>>>>

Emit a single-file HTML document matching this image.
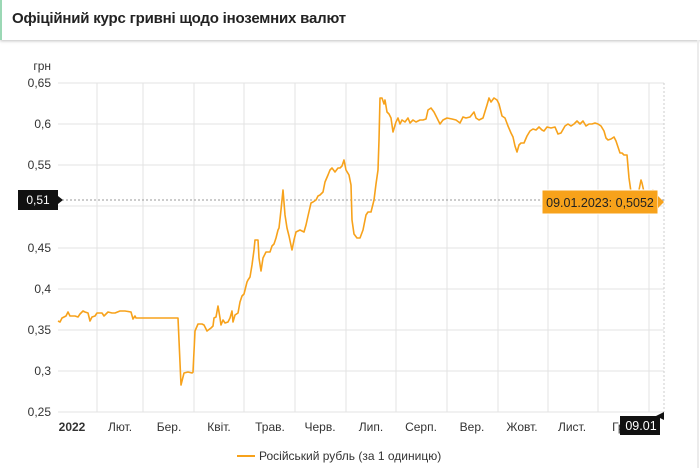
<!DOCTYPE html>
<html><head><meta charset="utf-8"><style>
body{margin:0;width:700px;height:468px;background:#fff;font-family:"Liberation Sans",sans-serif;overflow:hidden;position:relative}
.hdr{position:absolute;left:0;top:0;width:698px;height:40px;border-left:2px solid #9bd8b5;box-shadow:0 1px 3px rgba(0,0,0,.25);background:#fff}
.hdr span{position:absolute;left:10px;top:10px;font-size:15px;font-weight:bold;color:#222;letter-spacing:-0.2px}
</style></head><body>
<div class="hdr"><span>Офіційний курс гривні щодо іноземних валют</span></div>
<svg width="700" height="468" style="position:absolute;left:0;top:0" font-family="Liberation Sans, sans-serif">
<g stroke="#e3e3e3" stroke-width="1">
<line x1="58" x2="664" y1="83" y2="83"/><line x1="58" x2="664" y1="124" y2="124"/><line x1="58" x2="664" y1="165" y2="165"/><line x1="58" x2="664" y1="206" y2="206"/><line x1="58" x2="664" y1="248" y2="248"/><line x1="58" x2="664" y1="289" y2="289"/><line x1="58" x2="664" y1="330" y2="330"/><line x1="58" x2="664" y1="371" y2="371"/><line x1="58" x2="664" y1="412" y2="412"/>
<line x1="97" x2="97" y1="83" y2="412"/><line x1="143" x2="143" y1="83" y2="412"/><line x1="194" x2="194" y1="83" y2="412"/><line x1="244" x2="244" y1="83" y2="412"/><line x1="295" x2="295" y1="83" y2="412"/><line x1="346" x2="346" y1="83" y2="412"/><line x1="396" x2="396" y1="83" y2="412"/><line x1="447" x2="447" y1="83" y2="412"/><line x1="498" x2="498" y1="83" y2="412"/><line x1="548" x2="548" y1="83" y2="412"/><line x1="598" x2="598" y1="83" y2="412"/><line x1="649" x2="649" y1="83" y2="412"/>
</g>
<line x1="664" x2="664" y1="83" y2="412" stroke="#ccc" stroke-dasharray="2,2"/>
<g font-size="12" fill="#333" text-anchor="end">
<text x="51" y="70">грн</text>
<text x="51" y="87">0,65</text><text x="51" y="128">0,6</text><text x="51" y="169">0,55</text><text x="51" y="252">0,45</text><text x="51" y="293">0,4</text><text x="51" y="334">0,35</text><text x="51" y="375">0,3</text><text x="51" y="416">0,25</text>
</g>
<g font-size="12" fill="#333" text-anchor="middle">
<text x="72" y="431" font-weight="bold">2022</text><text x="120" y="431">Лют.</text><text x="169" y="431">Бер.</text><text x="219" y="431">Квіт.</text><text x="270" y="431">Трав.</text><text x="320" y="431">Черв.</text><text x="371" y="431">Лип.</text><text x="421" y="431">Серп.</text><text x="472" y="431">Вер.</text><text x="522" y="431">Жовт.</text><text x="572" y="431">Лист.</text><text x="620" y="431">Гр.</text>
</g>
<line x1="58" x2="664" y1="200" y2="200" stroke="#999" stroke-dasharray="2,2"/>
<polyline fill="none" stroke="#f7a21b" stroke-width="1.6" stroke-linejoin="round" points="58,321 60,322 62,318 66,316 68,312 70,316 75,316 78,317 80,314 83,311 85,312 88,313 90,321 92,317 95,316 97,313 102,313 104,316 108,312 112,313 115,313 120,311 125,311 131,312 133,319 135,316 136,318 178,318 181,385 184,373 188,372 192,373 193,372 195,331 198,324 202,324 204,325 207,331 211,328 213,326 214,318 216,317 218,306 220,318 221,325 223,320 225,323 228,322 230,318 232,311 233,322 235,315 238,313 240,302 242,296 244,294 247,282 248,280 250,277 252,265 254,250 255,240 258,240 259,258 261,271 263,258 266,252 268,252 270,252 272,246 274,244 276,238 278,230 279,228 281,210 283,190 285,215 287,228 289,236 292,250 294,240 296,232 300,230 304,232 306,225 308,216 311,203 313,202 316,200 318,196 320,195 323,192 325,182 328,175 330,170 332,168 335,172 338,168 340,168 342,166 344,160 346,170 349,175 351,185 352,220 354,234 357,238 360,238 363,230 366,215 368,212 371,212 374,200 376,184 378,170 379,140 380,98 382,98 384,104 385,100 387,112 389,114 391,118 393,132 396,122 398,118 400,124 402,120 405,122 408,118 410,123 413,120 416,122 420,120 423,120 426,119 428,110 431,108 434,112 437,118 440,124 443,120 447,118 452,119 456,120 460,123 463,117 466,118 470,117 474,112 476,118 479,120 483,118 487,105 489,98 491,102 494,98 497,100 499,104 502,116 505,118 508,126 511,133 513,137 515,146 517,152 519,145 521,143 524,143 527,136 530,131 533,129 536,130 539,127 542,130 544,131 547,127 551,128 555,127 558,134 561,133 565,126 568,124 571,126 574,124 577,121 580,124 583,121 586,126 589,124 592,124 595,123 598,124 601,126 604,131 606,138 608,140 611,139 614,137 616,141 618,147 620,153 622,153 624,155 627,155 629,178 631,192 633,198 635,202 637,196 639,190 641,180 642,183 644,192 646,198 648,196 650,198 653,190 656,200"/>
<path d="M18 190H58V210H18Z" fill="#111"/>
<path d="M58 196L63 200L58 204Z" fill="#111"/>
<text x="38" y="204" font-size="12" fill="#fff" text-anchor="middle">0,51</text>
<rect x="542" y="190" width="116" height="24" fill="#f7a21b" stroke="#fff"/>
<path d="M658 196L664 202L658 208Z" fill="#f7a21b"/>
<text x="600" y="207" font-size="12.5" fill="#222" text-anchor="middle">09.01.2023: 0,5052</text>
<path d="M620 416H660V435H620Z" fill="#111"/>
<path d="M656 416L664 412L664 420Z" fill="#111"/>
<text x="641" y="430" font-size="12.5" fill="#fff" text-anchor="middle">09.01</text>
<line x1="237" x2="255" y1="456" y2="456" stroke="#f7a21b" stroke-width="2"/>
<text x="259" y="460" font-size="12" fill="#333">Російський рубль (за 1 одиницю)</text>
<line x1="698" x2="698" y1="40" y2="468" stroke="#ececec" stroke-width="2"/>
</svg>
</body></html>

<<<<

Short problem – Copy the listing exactly. Any image in it stays out of the copy.

Complete answer –
Emit a single-file HTML document matching this image.
<!DOCTYPE html>
<html><head><meta charset="utf-8"><style>
body{margin:0;width:700px;height:468px;background:#fff;font-family:"Liberation Sans",sans-serif;overflow:hidden;position:relative}
.hdr{position:absolute;left:0;top:0;width:698px;height:40px;border-left:2px solid #9bd8b5;box-shadow:0 1px 3px rgba(0,0,0,.25);background:#fff}
.hdr span{position:absolute;left:10px;top:10px;font-size:15px;font-weight:bold;color:#222;letter-spacing:-0.2px}
</style></head><body>
<div class="hdr"><span>Офіційний курс гривні щодо іноземних валют</span></div>
<svg width="700" height="468" style="position:absolute;left:0;top:0" font-family="Liberation Sans, sans-serif">
<g stroke="#e3e3e3" stroke-width="1">
<line x1="58" x2="664" y1="83" y2="83"/><line x1="58" x2="664" y1="124" y2="124"/><line x1="58" x2="664" y1="165" y2="165"/><line x1="58" x2="664" y1="206" y2="206"/><line x1="58" x2="664" y1="248" y2="248"/><line x1="58" x2="664" y1="289" y2="289"/><line x1="58" x2="664" y1="330" y2="330"/><line x1="58" x2="664" y1="371" y2="371"/><line x1="58" x2="664" y1="412" y2="412"/>
<line x1="97" x2="97" y1="83" y2="412"/><line x1="143" x2="143" y1="83" y2="412"/><line x1="194" x2="194" y1="83" y2="412"/><line x1="244" x2="244" y1="83" y2="412"/><line x1="295" x2="295" y1="83" y2="412"/><line x1="346" x2="346" y1="83" y2="412"/><line x1="396" x2="396" y1="83" y2="412"/><line x1="447" x2="447" y1="83" y2="412"/><line x1="498" x2="498" y1="83" y2="412"/><line x1="548" x2="548" y1="83" y2="412"/><line x1="598" x2="598" y1="83" y2="412"/><line x1="649" x2="649" y1="83" y2="412"/>
</g>
<line x1="664" x2="664" y1="83" y2="412" stroke="#ccc" stroke-dasharray="2,2"/>
<g font-size="12" fill="#333" text-anchor="end">
<text x="51" y="70">грн</text>
<text x="51" y="87">0,65</text><text x="51" y="128">0,6</text><text x="51" y="169">0,55</text><text x="51" y="252">0,45</text><text x="51" y="293">0,4</text><text x="51" y="334">0,35</text><text x="51" y="375">0,3</text><text x="51" y="416">0,25</text>
</g>
<g font-size="12" fill="#333" text-anchor="middle">
<text x="72" y="431" font-weight="bold">2022</text><text x="120" y="431">Лют.</text><text x="169" y="431">Бер.</text><text x="219" y="431">Квіт.</text><text x="270" y="431">Трав.</text><text x="320" y="431">Черв.</text><text x="371" y="431">Лип.</text><text x="421" y="431">Серп.</text><text x="472" y="431">Вер.</text><text x="522" y="431">Жовт.</text><text x="572" y="431">Лист.</text><text x="620" y="431">Гр.</text>
</g>
<line x1="58" x2="664" y1="200" y2="200" stroke="#999" stroke-dasharray="2,2"/>
<polyline fill="none" stroke="#f7a21b" stroke-width="1.6" stroke-linejoin="round" points="58,321 60,322 62,318 66,316 68,312 70,316 75,316 78,317 80,314 83,311 85,312 88,313 90,321 92,317 95,316 97,313 102,313 104,316 108,312 112,313 115,313 120,311 125,311 131,312 133,319 135,316 136,318 178,318 181,385 184,373 188,372 192,373 193,372 195,331 198,324 202,324 204,325 207,331 211,328 213,326 214,318 216,317 218,306 220,318 221,325 223,320 225,323 228,322 230,318 232,311 233,322 235,315 238,313 240,302 242,296 244,294 247,282 248,280 250,277 252,265 254,250 255,240 258,240 259,258 261,271 263,258 266,252 268,252 270,252 272,246 274,244 276,238 278,230 279,228 281,210 283,190 285,215 287,228 289,236 292,250 294,240 296,232 300,230 304,232 306,225 308,216 311,203 313,202 316,200 318,196 320,195 323,192 325,182 328,175 330,170 332,168 335,172 338,168 340,168 342,166 344,160 346,170 349,175 351,185 352,220 354,234 357,238 360,238 363,230 366,215 368,212 371,212 374,200 376,184 378,170 379,140 380,98 382,98 384,104 385,100 387,112 389,114 391,118 393,132 396,122 398,118 400,124 402,120 405,122 408,118 410,123 413,120 416,122 420,120 423,120 426,119 428,110 431,108 434,112 437,118 440,124 443,120 447,118 452,119 456,120 460,123 463,117 466,118 470,117 474,112 476,118 479,120 483,118 487,105 489,98 491,102 494,98 497,100 499,104 502,116 505,118 508,126 511,133 513,137 515,146 517,152 519,145 521,143 524,143 527,136 530,131 533,129 536,130 539,127 542,130 544,131 547,127 551,128 555,127 558,134 561,133 565,126 568,124 571,126 574,124 577,121 580,124 583,121 586,126 589,124 592,124 595,123 598,124 601,126 604,131 606,138 608,140 611,139 614,137 616,141 618,147 620,153 622,153 624,155 627,155 629,178 631,192 633,198 635,202 637,196 639,190 641,180 642,183 644,192 646,198 648,196 650,198 653,190 656,200"/>
<path d="M18 190H58V210H18Z" fill="#111"/>
<path d="M58 196L63 200L58 204Z" fill="#111"/>
<text x="38" y="204" font-size="12" fill="#fff" text-anchor="middle">0,51</text>
<rect x="542" y="190" width="116" height="24" fill="#f7a21b" stroke="#fff"/>
<path d="M658 196L664 202L658 208Z" fill="#f7a21b"/>
<text x="600" y="207" font-size="12.5" fill="#222" text-anchor="middle">09.01.2023: 0,5052</text>
<path d="M620 416H660V435H620Z" fill="#111"/>
<path d="M656 416L664 412L664 420Z" fill="#111"/>
<text x="641" y="430" font-size="12.5" fill="#fff" text-anchor="middle">09.01</text>
<line x1="237" x2="255" y1="456" y2="456" stroke="#f7a21b" stroke-width="2"/>
<text x="259" y="460" font-size="12" fill="#333">Російський рубль (за 1 одиницю)</text>
<line x1="698" x2="698" y1="40" y2="468" stroke="#ececec" stroke-width="2"/>
</svg>
</body></html>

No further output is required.